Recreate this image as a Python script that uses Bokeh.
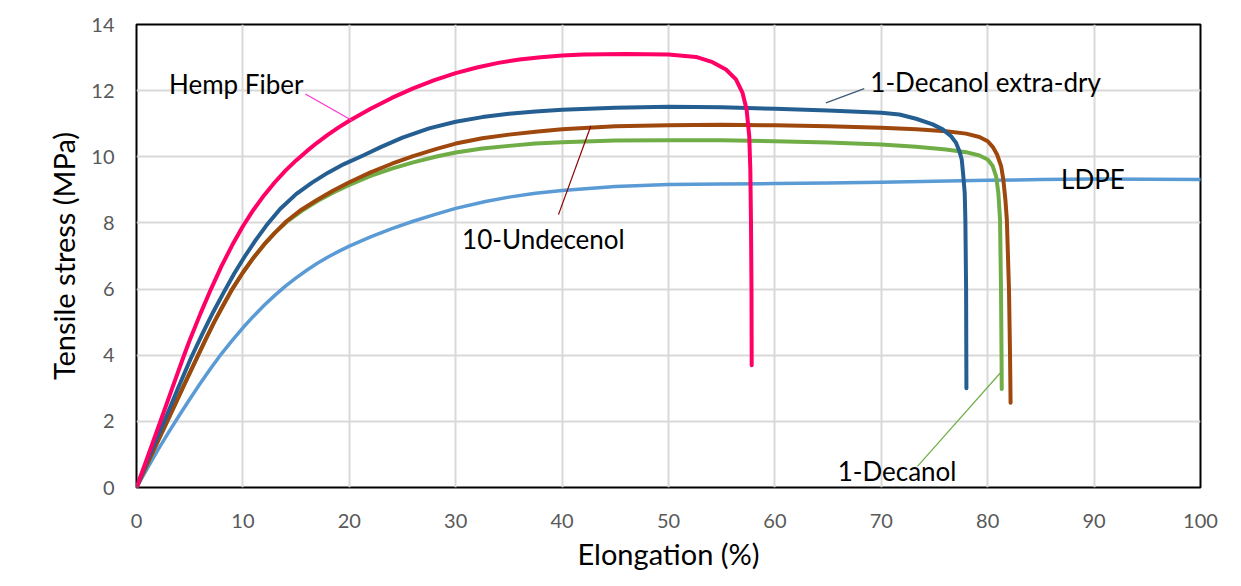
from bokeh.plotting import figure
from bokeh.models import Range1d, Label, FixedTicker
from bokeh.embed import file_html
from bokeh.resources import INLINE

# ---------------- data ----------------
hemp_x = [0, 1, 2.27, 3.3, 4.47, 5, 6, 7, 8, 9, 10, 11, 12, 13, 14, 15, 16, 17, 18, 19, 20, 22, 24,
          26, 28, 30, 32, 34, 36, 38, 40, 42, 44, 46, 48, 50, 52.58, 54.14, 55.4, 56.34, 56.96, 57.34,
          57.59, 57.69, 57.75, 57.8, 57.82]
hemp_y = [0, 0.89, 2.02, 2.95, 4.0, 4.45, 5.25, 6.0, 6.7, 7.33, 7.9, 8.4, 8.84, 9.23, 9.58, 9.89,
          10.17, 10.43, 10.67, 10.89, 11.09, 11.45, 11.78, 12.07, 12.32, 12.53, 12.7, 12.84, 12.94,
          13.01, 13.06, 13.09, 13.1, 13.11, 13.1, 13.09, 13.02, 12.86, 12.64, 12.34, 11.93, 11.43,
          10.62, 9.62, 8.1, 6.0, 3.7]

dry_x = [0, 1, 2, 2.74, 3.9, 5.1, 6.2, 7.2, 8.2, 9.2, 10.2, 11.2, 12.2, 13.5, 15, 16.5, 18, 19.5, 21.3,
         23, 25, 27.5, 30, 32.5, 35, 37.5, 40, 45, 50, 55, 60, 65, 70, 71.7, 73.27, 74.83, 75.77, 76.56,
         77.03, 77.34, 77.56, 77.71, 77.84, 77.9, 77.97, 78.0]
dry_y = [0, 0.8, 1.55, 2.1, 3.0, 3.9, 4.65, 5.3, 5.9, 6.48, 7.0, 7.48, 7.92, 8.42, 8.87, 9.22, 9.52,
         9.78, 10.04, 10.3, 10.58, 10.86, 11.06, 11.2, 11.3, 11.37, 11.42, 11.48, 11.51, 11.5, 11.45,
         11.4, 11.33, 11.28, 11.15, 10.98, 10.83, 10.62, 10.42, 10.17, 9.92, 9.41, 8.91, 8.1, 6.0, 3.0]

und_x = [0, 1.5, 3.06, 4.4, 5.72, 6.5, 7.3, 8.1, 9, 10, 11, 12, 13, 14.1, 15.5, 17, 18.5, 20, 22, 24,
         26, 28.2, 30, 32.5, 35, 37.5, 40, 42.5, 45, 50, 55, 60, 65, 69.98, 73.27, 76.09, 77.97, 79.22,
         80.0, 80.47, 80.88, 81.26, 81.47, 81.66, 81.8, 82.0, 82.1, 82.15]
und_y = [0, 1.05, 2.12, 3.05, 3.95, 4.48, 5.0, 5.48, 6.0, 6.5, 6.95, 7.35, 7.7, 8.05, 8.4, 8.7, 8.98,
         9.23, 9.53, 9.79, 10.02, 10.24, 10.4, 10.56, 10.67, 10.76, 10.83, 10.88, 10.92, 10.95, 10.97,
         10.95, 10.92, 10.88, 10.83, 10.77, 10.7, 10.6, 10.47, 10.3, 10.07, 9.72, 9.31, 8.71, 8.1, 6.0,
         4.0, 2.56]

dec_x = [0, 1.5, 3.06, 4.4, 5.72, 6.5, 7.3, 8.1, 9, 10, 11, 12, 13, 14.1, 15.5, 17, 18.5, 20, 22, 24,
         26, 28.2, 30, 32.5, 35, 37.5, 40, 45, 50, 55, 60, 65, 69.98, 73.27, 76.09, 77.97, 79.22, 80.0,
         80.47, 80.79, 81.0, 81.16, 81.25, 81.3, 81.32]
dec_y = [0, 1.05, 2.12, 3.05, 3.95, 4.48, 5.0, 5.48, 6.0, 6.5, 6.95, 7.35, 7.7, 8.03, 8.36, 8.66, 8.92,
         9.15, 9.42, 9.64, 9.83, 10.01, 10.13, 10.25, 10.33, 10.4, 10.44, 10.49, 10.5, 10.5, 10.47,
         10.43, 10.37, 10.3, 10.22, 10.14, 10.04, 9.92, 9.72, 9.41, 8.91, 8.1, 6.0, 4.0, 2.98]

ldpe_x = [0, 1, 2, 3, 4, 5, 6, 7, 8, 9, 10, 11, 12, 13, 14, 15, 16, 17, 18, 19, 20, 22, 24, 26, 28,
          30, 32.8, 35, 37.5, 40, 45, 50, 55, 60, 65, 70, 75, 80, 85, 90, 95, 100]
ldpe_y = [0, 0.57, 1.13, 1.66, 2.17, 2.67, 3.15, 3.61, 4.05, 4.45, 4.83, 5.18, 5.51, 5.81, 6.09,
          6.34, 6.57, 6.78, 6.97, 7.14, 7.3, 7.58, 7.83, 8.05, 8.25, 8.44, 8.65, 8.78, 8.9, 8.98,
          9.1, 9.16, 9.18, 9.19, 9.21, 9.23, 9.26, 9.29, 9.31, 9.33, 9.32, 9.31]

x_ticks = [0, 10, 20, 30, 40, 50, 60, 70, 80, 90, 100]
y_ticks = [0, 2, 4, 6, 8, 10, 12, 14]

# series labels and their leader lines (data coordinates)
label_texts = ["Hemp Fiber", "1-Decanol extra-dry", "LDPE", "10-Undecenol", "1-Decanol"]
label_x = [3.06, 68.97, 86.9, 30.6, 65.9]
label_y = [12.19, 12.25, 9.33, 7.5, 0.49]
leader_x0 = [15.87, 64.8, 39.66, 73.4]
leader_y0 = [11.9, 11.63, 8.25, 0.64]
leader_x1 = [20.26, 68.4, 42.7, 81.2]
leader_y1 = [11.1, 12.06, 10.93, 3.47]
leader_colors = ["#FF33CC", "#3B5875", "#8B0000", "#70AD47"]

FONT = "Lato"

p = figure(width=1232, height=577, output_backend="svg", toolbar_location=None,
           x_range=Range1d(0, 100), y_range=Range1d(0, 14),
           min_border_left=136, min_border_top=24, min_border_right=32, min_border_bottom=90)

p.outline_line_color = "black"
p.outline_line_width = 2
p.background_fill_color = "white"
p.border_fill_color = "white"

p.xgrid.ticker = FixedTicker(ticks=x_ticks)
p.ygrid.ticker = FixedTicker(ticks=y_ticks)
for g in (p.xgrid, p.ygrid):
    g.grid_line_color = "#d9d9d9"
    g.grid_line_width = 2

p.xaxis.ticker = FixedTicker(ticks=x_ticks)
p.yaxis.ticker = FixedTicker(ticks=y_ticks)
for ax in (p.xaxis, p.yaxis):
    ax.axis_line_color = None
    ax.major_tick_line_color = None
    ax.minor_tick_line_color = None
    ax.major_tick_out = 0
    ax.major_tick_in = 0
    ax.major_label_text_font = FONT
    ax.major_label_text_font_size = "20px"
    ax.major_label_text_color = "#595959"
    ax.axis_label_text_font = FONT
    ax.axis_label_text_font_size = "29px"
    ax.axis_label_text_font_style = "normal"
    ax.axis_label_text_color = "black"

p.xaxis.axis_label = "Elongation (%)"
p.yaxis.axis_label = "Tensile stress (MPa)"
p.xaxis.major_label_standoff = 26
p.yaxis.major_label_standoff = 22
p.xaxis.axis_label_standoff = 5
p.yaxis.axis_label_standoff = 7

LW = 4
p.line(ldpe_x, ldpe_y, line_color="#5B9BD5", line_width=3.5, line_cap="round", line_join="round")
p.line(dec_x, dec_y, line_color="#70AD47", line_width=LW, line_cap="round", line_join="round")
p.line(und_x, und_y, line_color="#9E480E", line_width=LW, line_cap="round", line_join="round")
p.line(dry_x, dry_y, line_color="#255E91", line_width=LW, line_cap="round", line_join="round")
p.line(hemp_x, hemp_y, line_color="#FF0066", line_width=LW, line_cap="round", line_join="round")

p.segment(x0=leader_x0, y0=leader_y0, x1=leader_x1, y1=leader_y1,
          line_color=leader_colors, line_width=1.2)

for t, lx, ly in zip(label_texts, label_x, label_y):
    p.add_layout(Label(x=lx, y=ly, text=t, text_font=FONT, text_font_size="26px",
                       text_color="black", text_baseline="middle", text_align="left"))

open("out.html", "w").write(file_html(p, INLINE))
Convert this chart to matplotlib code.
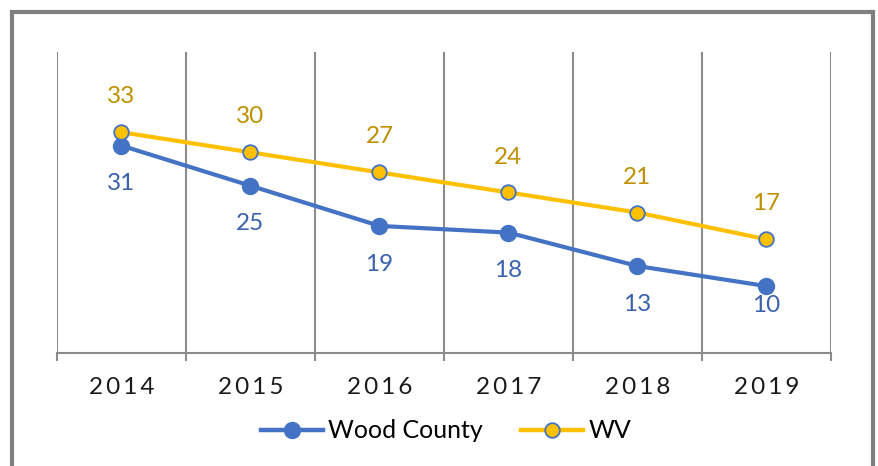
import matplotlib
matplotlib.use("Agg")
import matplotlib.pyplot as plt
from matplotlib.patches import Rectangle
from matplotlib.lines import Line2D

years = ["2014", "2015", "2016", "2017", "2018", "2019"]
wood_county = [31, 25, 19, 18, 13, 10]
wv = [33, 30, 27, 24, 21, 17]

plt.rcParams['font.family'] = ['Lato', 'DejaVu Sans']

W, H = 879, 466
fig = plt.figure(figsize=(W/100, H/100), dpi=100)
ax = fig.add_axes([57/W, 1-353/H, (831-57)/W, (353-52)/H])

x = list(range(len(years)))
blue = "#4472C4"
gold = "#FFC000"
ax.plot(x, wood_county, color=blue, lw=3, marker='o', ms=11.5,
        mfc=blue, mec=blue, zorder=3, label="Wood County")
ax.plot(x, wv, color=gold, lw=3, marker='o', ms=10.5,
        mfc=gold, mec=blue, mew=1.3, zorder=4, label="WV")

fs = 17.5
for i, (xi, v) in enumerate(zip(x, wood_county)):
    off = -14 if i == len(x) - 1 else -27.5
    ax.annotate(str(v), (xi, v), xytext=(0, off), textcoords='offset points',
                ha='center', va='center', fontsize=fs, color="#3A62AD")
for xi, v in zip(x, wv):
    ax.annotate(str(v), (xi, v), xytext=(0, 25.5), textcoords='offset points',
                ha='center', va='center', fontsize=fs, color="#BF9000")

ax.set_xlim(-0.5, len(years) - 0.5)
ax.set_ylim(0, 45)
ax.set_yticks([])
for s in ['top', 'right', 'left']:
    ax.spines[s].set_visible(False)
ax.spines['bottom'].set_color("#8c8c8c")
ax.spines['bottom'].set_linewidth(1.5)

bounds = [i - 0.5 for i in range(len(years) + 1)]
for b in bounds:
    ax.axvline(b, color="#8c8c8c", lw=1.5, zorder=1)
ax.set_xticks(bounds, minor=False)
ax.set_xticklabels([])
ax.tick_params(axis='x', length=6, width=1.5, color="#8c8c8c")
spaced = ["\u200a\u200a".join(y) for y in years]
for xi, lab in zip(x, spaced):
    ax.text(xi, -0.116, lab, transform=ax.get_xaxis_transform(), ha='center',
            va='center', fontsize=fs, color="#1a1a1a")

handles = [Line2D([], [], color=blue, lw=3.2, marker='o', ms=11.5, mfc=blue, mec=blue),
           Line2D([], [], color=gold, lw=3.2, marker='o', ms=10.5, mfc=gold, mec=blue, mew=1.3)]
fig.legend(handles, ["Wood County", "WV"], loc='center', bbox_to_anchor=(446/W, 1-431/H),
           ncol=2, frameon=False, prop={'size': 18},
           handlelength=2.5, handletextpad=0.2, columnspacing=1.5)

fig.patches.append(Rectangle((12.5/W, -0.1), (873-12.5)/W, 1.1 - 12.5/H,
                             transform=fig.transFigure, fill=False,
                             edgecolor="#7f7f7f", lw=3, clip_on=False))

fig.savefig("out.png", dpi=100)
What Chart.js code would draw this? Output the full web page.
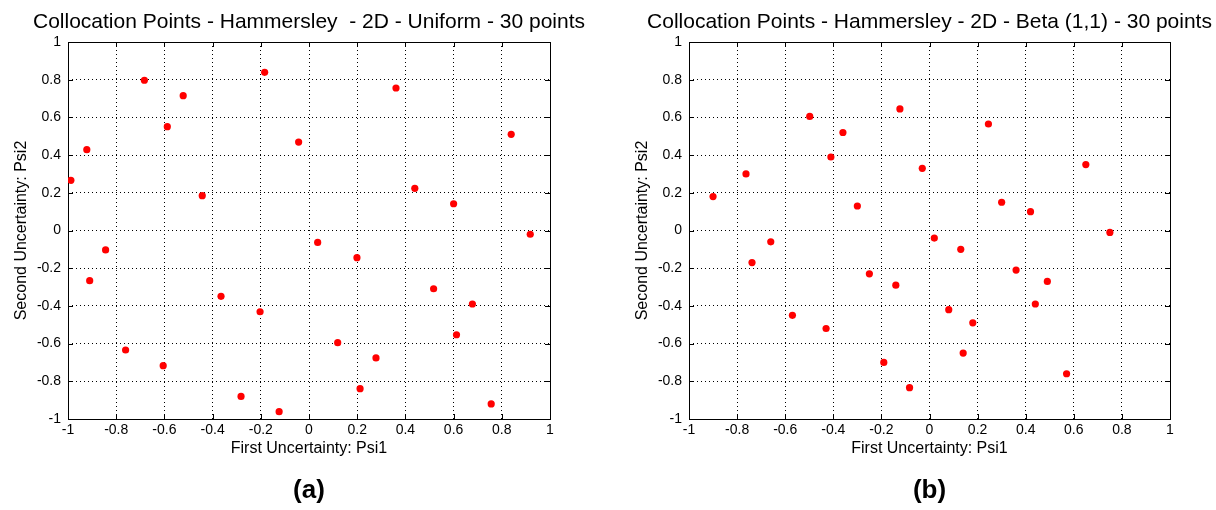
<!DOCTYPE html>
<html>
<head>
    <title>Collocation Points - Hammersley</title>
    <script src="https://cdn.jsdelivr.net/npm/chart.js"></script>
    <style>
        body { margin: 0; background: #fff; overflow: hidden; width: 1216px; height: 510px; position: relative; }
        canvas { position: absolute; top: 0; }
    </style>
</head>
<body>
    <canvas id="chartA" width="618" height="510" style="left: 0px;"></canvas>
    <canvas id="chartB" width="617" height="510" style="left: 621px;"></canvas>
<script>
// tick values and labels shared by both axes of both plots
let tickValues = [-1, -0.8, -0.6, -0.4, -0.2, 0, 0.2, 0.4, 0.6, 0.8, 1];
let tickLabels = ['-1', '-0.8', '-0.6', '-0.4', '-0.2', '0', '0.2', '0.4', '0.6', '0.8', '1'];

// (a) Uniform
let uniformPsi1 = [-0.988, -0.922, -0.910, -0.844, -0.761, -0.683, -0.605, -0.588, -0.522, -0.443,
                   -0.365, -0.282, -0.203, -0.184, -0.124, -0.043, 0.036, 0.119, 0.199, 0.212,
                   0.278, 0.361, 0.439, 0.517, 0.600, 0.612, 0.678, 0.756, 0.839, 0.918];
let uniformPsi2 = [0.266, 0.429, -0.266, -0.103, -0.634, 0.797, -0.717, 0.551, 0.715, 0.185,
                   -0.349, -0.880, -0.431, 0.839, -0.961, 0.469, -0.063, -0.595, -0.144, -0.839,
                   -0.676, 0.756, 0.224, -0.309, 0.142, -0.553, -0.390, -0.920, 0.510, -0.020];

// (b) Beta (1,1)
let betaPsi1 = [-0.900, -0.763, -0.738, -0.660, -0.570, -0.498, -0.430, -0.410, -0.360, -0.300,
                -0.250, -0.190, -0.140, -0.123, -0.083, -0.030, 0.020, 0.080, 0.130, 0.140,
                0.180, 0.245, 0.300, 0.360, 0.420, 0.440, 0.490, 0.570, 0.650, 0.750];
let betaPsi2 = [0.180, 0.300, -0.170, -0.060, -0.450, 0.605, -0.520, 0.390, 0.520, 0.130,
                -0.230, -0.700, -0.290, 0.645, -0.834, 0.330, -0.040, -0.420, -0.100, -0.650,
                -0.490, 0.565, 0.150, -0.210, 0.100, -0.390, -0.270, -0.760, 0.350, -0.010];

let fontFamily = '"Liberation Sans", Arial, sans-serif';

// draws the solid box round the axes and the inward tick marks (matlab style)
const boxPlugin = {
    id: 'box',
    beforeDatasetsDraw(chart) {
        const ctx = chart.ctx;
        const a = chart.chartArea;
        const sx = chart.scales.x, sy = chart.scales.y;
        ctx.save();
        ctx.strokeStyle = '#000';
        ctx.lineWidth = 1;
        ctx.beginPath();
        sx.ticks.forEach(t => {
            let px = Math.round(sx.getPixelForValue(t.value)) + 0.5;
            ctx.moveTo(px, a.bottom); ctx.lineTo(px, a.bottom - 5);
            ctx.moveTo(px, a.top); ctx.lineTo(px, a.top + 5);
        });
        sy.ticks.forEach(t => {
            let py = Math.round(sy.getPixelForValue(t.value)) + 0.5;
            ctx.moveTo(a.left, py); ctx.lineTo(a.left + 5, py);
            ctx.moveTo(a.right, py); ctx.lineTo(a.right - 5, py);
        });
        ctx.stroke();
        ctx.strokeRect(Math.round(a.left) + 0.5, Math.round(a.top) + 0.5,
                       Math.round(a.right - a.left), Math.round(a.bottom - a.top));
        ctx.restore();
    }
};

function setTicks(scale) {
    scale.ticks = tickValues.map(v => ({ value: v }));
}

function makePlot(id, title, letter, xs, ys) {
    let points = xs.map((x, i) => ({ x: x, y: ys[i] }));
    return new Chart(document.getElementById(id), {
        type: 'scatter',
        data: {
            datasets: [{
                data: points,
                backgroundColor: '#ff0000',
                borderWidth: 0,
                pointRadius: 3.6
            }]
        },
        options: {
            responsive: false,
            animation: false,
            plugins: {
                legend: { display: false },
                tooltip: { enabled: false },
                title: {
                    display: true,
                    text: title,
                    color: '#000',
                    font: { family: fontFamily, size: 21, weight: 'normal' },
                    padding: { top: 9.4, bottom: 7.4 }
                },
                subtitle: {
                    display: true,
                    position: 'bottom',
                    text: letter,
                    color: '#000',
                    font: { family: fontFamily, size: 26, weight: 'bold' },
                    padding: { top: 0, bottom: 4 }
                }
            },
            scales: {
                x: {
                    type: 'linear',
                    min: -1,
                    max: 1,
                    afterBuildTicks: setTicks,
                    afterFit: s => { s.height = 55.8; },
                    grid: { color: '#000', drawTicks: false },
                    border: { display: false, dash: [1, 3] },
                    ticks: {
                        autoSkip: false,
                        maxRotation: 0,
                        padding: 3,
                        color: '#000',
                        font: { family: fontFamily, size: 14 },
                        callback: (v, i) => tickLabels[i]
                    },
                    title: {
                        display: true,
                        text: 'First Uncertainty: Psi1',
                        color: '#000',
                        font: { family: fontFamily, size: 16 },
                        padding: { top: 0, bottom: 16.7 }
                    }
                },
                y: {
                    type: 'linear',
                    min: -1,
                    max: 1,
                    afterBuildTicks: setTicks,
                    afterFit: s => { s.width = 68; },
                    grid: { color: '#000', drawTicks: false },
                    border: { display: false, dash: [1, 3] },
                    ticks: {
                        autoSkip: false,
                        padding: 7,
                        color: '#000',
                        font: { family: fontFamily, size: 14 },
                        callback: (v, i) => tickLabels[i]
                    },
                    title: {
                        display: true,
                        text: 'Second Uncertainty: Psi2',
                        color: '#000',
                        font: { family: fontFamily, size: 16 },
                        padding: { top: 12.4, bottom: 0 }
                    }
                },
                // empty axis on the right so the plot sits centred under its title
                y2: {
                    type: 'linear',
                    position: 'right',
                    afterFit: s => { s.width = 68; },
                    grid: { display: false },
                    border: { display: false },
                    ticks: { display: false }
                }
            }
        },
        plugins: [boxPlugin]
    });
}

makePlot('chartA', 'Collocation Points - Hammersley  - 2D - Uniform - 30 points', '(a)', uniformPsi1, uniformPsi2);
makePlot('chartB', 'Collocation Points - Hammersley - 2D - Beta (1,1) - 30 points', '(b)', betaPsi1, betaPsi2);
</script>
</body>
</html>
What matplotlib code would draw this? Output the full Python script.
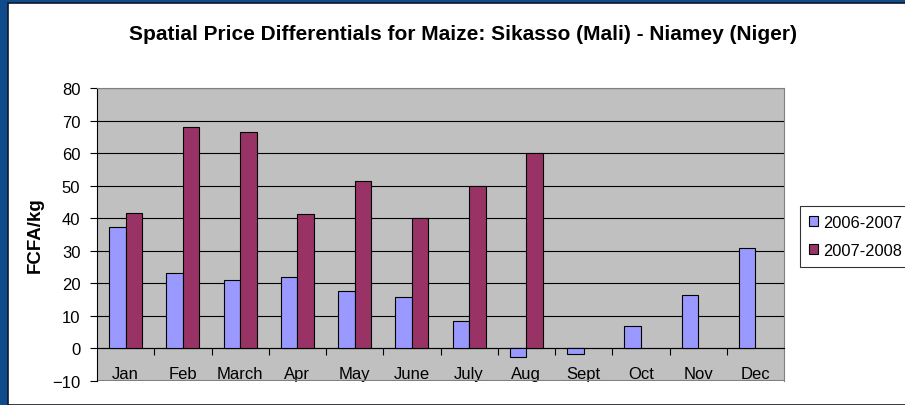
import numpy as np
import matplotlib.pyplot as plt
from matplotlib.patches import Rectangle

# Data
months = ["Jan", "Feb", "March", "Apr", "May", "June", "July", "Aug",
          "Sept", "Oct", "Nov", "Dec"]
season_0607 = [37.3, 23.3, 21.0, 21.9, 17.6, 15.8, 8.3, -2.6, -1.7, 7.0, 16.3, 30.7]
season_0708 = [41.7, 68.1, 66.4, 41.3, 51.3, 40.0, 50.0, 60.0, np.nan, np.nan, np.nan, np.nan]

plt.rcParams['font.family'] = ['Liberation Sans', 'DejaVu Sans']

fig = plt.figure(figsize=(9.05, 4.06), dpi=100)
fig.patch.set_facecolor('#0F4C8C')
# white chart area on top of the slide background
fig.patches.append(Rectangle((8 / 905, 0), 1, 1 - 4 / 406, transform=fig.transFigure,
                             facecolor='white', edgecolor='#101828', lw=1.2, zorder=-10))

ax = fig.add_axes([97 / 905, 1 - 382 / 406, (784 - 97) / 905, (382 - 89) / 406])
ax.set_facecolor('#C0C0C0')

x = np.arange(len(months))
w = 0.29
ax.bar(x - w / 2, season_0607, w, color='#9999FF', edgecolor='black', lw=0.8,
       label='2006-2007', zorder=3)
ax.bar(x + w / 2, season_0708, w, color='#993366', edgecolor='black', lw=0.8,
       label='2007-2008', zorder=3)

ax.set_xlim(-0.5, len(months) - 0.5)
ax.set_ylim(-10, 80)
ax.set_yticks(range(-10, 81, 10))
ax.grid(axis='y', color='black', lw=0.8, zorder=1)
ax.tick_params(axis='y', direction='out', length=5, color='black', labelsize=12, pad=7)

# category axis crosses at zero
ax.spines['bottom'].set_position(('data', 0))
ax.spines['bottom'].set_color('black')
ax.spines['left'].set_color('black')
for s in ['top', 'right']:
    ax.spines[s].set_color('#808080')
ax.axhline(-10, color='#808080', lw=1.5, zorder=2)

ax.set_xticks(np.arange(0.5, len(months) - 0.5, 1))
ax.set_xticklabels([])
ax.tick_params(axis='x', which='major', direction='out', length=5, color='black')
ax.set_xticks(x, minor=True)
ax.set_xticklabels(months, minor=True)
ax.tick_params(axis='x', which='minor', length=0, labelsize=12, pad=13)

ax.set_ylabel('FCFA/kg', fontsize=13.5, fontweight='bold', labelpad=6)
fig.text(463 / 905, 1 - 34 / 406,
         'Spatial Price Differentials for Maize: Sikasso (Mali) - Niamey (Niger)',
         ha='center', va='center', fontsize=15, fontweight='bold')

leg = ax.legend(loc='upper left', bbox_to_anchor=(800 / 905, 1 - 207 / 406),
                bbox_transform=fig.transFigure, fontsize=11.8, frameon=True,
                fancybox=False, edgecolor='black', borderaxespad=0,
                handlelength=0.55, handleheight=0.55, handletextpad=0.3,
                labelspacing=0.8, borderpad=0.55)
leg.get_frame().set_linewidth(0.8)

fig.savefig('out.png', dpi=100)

▬▬▬▬▬▬

*DIRECTION*
Begin at the top of the material above and output each line exactly, stopping after the line that holds "8.1, 6.0, 3.0]". Leave out pictures.

*WRITTEN REPLY*
Recreate this image as a Python script that uses Bokeh.
from bokeh.plotting import figure
from bokeh.models import Range1d, Label, FixedTicker
from bokeh.embed import file_html
from bokeh.resources import INLINE

# ---------------- data ----------------
hemp_x = [0, 1, 2.27, 3.3, 4.47, 5, 6, 7, 8, 9, 10, 11, 12, 13, 14, 15, 16, 17, 18, 19, 20, 22, 24,
          26, 28, 30, 32, 34, 36, 38, 40, 42, 44, 46, 48, 50, 52.58, 54.14, 55.4, 56.34, 56.96, 57.34,
          57.59, 57.69, 57.75, 57.8, 57.82]
hemp_y = [0, 0.89, 2.02, 2.95, 4.0, 4.45, 5.25, 6.0, 6.7, 7.33, 7.9, 8.4, 8.84, 9.23, 9.58, 9.89,
          10.17, 10.43, 10.67, 10.89, 11.09, 11.45, 11.78, 12.07, 12.32, 12.53, 12.7, 12.84, 12.94,
          13.01, 13.06, 13.09, 13.1, 13.11, 13.1, 13.09, 13.02, 12.86, 12.64, 12.34, 11.93, 11.43,
          10.62, 9.62, 8.1, 6.0, 3.7]

dry_x = [0, 1, 2, 2.74, 3.9, 5.1, 6.2, 7.2, 8.2, 9.2, 10.2, 11.2, 12.2, 13.5, 15, 16.5, 18, 19.5, 21.3,
         23, 25, 27.5, 30, 32.5, 35, 37.5, 40, 45, 50, 55, 60, 65, 70, 71.7, 73.27, 74.83, 75.77, 76.56,
         77.03, 77.34, 77.56, 77.71, 77.84, 77.9, 77.97, 78.0]
dry_y = [0, 0.8, 1.55, 2.1, 3.0, 3.9, 4.65, 5.3, 5.9, 6.48, 7.0, 7.48, 7.92, 8.42, 8.87, 9.22, 9.52,
         9.78, 10.04, 10.3, 10.58, 10.86, 11.06, 11.2, 11.3, 11.37, 11.42, 11.48, 11.51, 11.5, 11.45,
         11.4, 11.33, 11.28, 11.15, 10.98, 10.83, 10.62, 10.42, 10.17, 9.92, 9.41, 8.91, 8.1, 6.0, 3.0]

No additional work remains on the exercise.